We exemplify Wikidition by example of three pairs of text. Regarding the layers of lemmas and sentences, Table 3 shows that Wikidition generates extremely sparse networks (whose cohesion is below 1%) of high cluster values and short average geodesic distances in conjunction with largest connected components that comprise almost all lexical and sentential nodes. In this example, we compute paradigmatic associations among words by means of word2vec (Mikolov et al., 2013) while sentence similarities are computed by means of the centroids of the embeddings of their lexical constituents. Networks are filtered by focusing on the first three most similar neighbors of each node – obviously, this does not interfere with the small-world topology of the networks. Each pair of texts is additionally described regarding the subnetwork of syntactic words and sentences. This is done to account for the impact of inflection on networking. As a result, the networks are thinned out (cohesion is now at most 0.5%), but neither the sizes of the largest connected components nor the cluster and distances values are affected considerably. Obviously, differentiation leads to sparseness, but in a sense that the general topology is retained. By focusing on a single level of resolution (e.g., paradigmatic relations among words), sub-networks are generated that fit into what is known about universal laws of complex linguistic networks (Mehler, 2008). See (Mehler et al., 2016) for additional evaluations of Wikidition.

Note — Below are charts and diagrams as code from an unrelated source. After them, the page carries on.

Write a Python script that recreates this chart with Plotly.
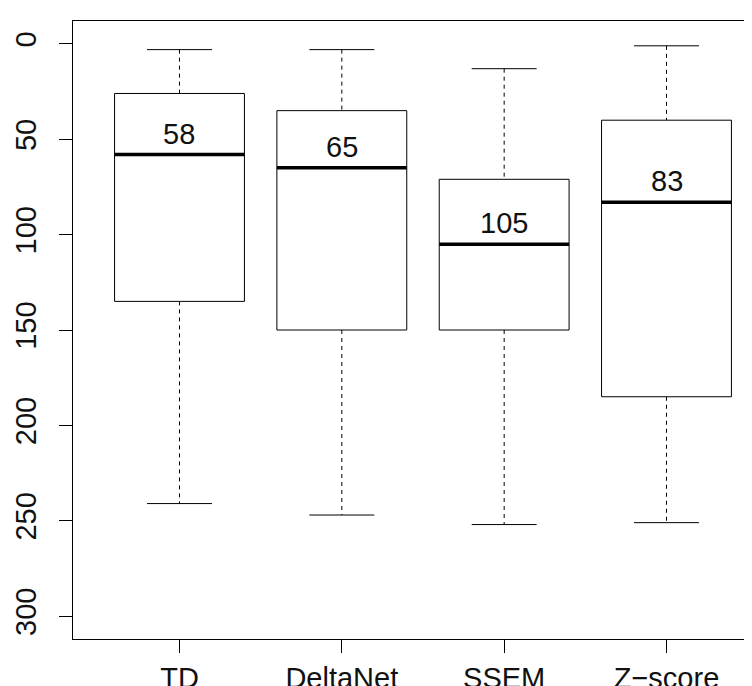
import plotly.graph_objects as go

categories = ["TD", "DeltaNet", "SSEM", "Z\u2212score"]
lower_whisker = [3, 3, 13, 1]
q1 = [26, 35, 71, 40]
median = [58, 65, 105, 83]
q3 = [135, 150, 150, 185]
upper_whisker = [241, 247, 252, 251]
y_ticks = [0, 50, 100, 150, 200, 250, 300]

FONT = "Liberation Sans, Arial, sans-serif"
BOX_HALF = 0.4
CAP_HALF = 0.2

fig = go.Figure()
pos = list(range(1, len(categories) + 1))

for i, c in enumerate(pos):
    # whiskers (dashed)
    fig.add_trace(go.Scatter(
        x=[c, c, None, c, c],
        y=[lower_whisker[i], q1[i], None, q3[i], upper_whisker[i]],
        mode="lines", line=dict(color="black", width=1, dash="4px,4px"),
        hoverinfo="skip", showlegend=False))
    # caps
    fig.add_trace(go.Scatter(
        x=[c - CAP_HALF, c + CAP_HALF, None, c - CAP_HALF, c + CAP_HALF],
        y=[lower_whisker[i], lower_whisker[i], None, upper_whisker[i], upper_whisker[i]],
        mode="lines", line=dict(color="black", width=1),
        hoverinfo="skip", showlegend=False))
    # box
    fig.add_trace(go.Scatter(
        x=[c - BOX_HALF, c + BOX_HALF, c + BOX_HALF, c - BOX_HALF, c - BOX_HALF],
        y=[q1[i], q1[i], q3[i], q3[i], q1[i]],
        mode="lines", line=dict(color="black", width=1),
        fill="toself", fillcolor="white",
        hoverinfo="skip", showlegend=False))
    # median
    fig.add_trace(go.Scatter(
        x=[c - BOX_HALF, c + BOX_HALF],
        y=[median[i], median[i]],
        mode="lines", line=dict(color="black", width=3.5),
        hoverinfo="skip", showlegend=False))
    fig.add_annotation(
        x=c, y=median[i], text=str(median[i]), showarrow=False,
        yanchor="middle", yshift=21,
        font=dict(family=FONT, size=29, color="#111111"))

fig.update_layout(
    width=752, height=686,
    margin=dict(l=65, r=0, t=13, b=45),
    paper_bgcolor="white", plot_bgcolor="white",
    font=dict(family=FONT, size=29, color="#111111"),
    showlegend=False,
)
fig.update_xaxes(
    range=[0.344, 4.576], tickvals=pos, ticktext=categories,
    showgrid=False, zeroline=False,
    showline=True, linecolor="black", linewidth=1, mirror=True,
    ticks="outside", ticklen=13, tickcolor="black", tickwidth=1,
    ticklabelstandoff=0,
    tickfont=dict(family=FONT, size=29, color="#111111"),
)
fig.update_yaxes(
    range=[312, -12], tickvals=y_ticks, ticktext=[str(t) for t in y_ticks],
    showgrid=False, zeroline=False,
    showline=True, linecolor="black", linewidth=1, mirror=False,
    ticks="outside", ticklen=13, tickcolor="black", tickwidth=1,
    tickangle=-90, ticklabelstandoff=11,
    tickfont=dict(family=FONT, size=29, color="#111111"),
)

fig.write_html("out.html")
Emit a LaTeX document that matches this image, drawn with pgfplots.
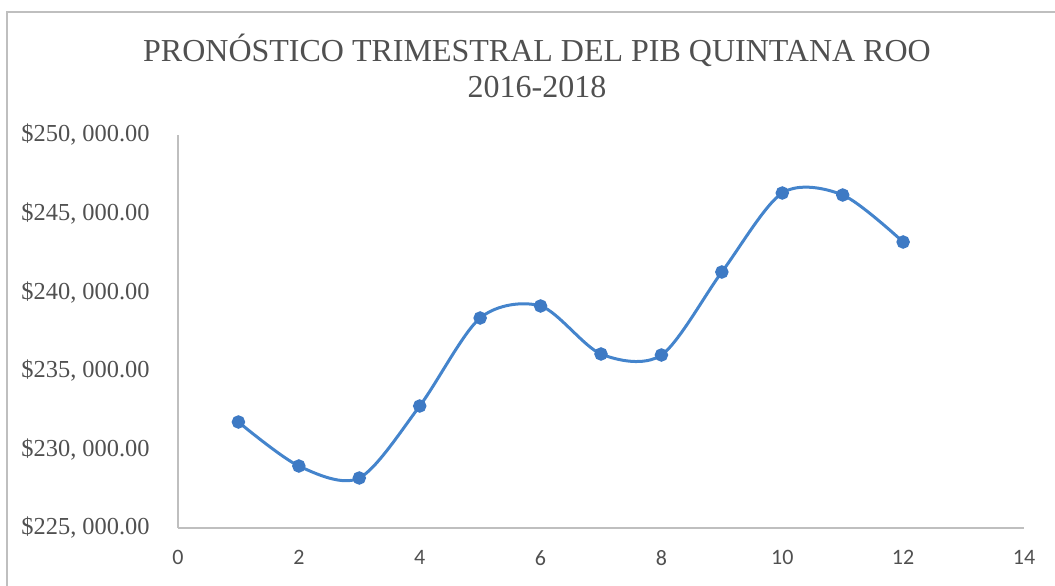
\documentclass[border=0pt]{standalone}
\usepackage{fontspec}
\setmainfont{Liberation Serif}
\newfontfamily\calibri{Carlito}
\usepackage{pgfplots}
\pgfplotsset{compat=1.18}
\definecolor{serie}{RGB}{68,132,204}
\definecolor{marca}{RGB}{62,122,196}
\definecolor{eje}{RGB}{191,191,191}
\definecolor{texto}{RGB}{80,80,80}
\begin{document}
\begin{tikzpicture}
\begin{axis}[
  at={(0,0)}, anchor=origin,
  scale only axis,
  width=423pt, height=196.5pt,
  xmin=0, xmax=14, ymin=225000, ymax=250000,
  xtick={0,2,...,14},
  ytick={225000,230000,235000,240000,245000,250000},
  yticklabels={{\$225, 000.00},{\$230, 000.00},{\$235, 000.00},{\$240, 000.00},{\$245, 000.00},{\$250, 000.00}},
  /pgf/number format/assume math mode=true,
  axis x line*=bottom, axis y line*=left,
  axis line style={eje, line width=0.8pt, -},
  major tick length=0pt,
  tick style={draw=none},
  yticklabel style={font=\fontsize{12.2}{14}\selectfont, text=texto, anchor=east, inner sep=0pt, xshift=-14pt},
  xticklabel style={font=\calibri\fontsize{11}{13}\selectfont, text=texto, anchor=north, inner sep=0pt, yshift=-11pt},
  scaled y ticks=false,
  clip=false,
]
\addplot[serie, line width=1.5pt, smooth, tension=0.5, mark=*, mark size=2.6pt, mark options={fill=marca, draw=marca}]
coordinates {
(1,231743)
(2,228944)
(3,228181)
(4,232761)
(5,238359)
(6,239122)
(7,236069)
(8,236005)
(9,241285)
(10,246310)
(11,246183)
(12,243193)
};
\end{axis}
\draw[eje, line width=0.8pt] (-85.5pt,-40pt) -- (-85.5pt,258pt) -- (450pt,258pt);
\node[text=texto, font=\fontsize{16}{18}\selectfont, align=center] at (179.5pt,231pt) {PRONÓSTICO TRIMESTRAL DEL PIB QUINTANA ROO\\2016-2018};
\pgfresetboundingbox
\path[use as bounding box] (-89pt,-28.5pt) rectangle (438.5pt,264pt);
\end{tikzpicture}
\end{document}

Edition | #nodes | #links | c | lcc | l | coh |
Kafka // Nietzsche | 1624 | 10391 | 0,27 | 1 | 3,31 | 0,008 |
2401 | 13644 | 0,34 | 1 | 3,56 | 0,005 | |
Kafka // Rathenau | 1749 | 10782 | 0,28 | 1 | 3,36 | 0,007 |
2473 | 13609 | 0,36 | 1 | 3,60 | 0,004 | |
Kafka // Rauchberg | 4034 | 30951 | 0,25 | 0,999 | 3,35 | 0,004 |
6830 | 44369 | 0,31 | 0,999 | 3,62 | 0,002 |
We presented Wikidition as a framework for exploring intra- and intertextual relations. Wikidition combines machine learning with principles of several wiki-based projects (Wikipedia, WikiSource and Wiktionary) to generate multi-layer networks from input corpora by integrating syntagmatic and paradigmatic relations on the lexical, sentential and the textual level. Our approach addresses intra- and inter-level networking in a single framework while adhering to laws of networking as being explored by complex network theory. In this way, input corpora get traversable in line with both empirical findings about characteristics of linguistic networks and the multi-resolution of sign relations whose space complexity is preferably reduced. Currently, Wikidition exists as a prototype that is further-developed by means of several edition projects in order to be finally made available as open source software. Wikidition is open for the cooperative development of digital editions.